• **The task**
Below are entries. Pull out all lines containing "this".

• **Plotting code records**

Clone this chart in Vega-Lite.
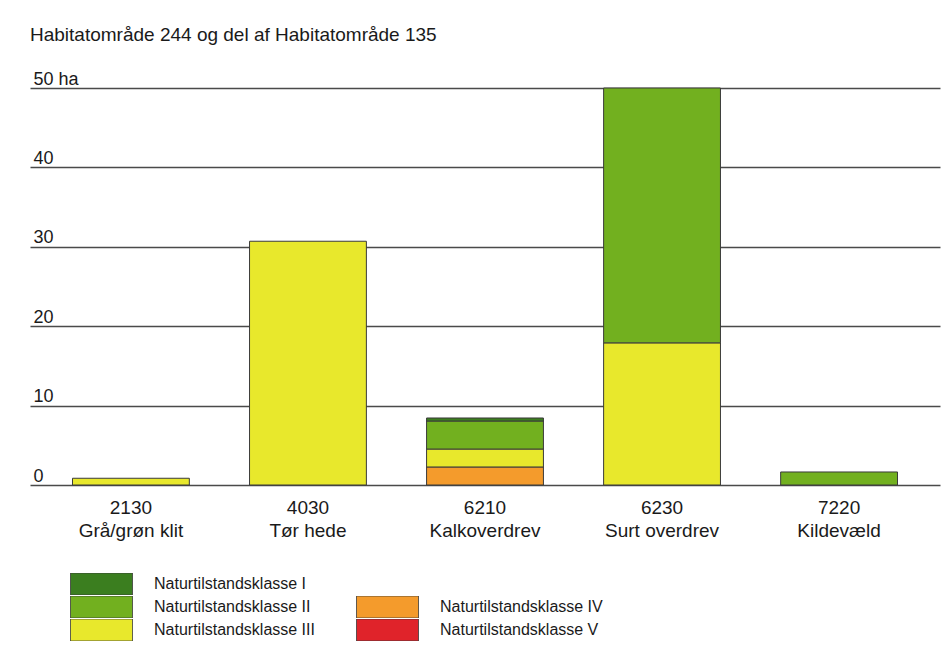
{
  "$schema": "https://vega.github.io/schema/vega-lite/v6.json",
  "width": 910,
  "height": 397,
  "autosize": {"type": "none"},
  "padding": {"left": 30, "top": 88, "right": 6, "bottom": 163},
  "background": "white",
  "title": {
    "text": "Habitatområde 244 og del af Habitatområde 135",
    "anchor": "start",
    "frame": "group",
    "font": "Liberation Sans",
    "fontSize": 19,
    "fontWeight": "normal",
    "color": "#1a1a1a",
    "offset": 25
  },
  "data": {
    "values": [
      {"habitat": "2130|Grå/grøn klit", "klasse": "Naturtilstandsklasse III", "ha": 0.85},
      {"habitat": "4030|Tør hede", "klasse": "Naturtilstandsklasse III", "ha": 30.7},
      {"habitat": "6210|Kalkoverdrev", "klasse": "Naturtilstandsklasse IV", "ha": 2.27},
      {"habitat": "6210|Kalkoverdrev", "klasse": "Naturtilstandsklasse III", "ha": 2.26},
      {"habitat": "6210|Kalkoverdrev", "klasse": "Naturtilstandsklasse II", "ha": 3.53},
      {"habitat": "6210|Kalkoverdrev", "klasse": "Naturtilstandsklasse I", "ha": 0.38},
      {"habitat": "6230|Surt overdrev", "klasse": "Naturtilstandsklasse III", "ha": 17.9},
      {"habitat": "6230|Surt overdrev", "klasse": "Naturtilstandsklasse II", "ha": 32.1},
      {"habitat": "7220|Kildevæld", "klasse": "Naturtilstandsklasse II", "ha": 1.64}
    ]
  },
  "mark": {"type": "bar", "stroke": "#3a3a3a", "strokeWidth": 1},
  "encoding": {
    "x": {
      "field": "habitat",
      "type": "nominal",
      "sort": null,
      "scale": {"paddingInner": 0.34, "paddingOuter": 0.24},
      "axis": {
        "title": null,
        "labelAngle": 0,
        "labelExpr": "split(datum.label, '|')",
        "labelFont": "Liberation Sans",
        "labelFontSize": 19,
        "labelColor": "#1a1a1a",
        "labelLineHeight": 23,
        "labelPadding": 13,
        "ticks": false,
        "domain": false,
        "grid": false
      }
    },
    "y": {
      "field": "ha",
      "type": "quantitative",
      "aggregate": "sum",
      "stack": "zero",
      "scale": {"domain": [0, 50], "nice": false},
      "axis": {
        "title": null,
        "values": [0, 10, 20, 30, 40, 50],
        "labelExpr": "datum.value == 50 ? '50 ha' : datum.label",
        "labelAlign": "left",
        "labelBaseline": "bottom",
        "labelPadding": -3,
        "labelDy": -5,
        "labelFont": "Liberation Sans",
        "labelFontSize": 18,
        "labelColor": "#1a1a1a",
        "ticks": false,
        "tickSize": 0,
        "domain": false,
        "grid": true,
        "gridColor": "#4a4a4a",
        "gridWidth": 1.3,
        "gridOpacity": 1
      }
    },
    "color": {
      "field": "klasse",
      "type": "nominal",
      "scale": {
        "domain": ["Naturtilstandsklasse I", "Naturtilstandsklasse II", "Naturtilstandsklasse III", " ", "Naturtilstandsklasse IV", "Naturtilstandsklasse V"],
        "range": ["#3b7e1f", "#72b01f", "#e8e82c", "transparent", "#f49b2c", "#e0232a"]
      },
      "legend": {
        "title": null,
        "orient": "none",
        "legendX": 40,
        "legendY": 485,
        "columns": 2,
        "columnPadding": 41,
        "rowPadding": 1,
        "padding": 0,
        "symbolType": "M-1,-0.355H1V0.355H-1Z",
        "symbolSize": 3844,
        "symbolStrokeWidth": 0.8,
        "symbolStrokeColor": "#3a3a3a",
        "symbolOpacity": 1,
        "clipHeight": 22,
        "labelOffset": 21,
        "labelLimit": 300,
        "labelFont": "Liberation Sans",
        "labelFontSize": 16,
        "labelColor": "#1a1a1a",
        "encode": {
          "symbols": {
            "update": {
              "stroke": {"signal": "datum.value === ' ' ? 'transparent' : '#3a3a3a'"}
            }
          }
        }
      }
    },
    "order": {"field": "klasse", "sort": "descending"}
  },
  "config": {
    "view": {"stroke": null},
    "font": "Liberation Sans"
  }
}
--
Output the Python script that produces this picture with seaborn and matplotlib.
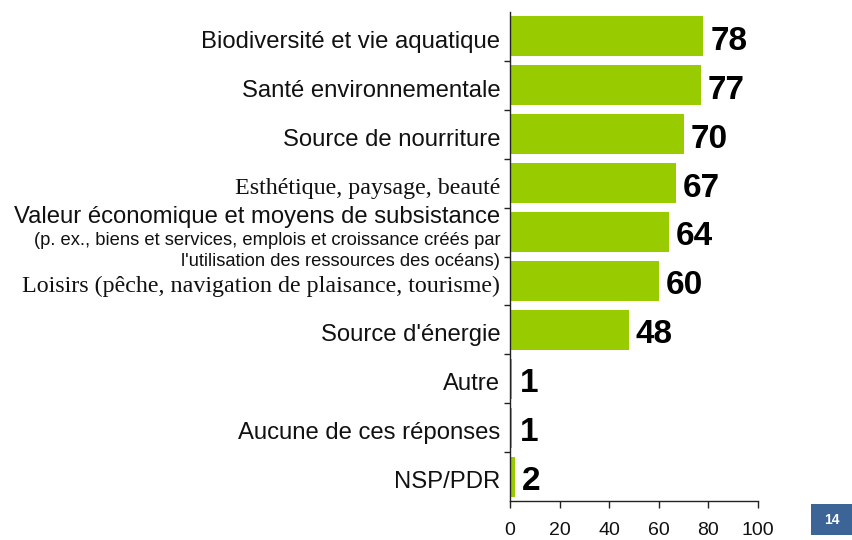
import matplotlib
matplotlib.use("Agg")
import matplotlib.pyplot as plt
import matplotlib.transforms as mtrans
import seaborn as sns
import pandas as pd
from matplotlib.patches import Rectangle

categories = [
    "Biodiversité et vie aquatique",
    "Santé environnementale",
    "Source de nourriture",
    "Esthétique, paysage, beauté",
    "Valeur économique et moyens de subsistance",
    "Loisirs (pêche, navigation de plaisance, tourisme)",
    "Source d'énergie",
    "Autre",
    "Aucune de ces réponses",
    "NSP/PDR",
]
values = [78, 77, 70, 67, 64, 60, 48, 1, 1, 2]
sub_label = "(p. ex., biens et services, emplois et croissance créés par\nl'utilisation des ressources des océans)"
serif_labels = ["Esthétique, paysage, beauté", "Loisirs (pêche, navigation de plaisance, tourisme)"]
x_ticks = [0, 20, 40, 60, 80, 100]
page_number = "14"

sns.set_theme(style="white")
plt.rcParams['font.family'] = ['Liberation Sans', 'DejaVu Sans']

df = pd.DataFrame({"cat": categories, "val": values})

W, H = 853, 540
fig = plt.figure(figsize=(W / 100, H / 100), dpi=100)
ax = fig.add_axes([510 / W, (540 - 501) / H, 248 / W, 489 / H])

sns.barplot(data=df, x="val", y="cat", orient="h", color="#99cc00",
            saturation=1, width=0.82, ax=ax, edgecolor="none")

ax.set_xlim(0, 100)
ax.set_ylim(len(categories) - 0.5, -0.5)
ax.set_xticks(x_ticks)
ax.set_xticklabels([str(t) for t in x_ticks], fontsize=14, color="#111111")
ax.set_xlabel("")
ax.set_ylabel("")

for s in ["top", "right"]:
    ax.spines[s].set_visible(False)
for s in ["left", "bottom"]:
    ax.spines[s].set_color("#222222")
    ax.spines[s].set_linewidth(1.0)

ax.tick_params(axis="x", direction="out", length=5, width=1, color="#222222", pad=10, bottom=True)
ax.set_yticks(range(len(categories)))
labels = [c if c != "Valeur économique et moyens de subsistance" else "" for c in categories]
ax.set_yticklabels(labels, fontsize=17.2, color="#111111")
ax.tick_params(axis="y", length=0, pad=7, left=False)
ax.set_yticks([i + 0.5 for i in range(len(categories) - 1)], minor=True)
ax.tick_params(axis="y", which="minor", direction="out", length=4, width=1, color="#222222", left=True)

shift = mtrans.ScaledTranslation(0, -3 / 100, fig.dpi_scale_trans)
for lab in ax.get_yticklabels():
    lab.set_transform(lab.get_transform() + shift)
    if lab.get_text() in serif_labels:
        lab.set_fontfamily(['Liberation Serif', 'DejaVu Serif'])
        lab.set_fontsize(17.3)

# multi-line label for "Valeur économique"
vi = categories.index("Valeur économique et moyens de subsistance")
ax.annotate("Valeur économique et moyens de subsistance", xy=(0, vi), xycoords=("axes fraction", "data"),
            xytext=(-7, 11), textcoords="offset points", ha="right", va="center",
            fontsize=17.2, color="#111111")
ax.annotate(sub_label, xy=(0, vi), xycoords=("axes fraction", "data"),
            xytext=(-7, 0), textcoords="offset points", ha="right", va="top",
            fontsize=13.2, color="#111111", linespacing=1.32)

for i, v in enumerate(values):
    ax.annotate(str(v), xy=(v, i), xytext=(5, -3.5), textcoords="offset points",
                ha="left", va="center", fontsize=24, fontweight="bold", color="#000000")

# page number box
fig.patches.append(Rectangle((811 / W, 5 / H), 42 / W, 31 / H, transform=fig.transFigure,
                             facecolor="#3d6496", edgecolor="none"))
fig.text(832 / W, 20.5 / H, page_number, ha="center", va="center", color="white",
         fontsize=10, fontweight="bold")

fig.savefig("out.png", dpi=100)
==
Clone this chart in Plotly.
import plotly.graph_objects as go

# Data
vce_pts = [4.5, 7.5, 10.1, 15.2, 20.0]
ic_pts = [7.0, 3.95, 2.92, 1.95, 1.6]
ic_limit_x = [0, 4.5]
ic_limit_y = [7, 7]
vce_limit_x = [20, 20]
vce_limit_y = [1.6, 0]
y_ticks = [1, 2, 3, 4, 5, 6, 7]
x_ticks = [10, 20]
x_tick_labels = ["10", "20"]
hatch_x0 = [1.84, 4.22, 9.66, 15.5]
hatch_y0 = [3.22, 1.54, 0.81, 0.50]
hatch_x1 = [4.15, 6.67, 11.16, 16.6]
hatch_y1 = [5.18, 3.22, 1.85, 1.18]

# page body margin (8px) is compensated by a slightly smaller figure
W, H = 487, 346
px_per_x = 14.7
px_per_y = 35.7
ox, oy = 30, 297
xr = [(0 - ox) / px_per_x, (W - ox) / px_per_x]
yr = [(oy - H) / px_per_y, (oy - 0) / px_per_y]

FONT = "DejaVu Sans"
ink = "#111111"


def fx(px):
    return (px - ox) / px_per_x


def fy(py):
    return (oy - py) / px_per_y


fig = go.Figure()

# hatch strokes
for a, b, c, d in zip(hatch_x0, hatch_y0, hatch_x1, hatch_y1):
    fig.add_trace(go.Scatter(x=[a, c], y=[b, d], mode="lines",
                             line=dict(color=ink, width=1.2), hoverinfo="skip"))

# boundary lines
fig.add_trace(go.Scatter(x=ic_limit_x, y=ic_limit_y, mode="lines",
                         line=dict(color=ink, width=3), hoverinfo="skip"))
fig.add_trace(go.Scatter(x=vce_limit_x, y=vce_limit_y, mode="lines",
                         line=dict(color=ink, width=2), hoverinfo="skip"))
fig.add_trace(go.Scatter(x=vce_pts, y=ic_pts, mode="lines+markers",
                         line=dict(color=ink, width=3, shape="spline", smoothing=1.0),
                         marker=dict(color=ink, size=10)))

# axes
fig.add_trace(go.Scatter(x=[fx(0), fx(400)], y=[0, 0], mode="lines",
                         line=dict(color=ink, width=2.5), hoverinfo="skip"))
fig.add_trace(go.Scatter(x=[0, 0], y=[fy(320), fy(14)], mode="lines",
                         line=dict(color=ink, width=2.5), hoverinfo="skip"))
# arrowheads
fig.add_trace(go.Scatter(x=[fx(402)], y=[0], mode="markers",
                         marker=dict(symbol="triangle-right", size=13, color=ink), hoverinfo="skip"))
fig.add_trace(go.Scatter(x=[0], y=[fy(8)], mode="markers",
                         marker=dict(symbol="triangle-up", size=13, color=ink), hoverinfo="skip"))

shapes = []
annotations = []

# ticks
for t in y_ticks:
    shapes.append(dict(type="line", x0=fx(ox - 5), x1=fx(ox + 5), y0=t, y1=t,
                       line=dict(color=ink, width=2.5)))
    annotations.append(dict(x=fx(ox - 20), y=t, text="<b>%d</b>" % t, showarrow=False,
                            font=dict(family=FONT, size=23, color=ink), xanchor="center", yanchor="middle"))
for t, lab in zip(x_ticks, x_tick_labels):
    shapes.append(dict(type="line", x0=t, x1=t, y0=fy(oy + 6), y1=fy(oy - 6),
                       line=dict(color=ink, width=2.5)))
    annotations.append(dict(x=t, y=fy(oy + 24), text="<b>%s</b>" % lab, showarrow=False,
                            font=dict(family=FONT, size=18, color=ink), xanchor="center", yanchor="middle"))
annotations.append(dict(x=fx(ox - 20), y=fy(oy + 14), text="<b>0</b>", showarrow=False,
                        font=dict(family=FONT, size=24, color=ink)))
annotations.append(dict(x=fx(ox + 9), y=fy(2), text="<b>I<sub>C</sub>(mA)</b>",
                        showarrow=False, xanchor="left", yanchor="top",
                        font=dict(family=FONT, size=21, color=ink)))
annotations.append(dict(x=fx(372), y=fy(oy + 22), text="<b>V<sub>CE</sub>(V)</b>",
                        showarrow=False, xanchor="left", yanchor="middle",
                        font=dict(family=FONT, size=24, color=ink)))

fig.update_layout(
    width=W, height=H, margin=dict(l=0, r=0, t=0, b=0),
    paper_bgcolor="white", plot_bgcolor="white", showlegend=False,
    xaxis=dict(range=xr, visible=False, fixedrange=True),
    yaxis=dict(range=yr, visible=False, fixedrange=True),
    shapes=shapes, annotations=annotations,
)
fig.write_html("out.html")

• **Full answer**
Clone this chart in Vega-Lite.
Output the Python script that produces this picture with seaborn and matplotlib.
Clone this chart in Plotly.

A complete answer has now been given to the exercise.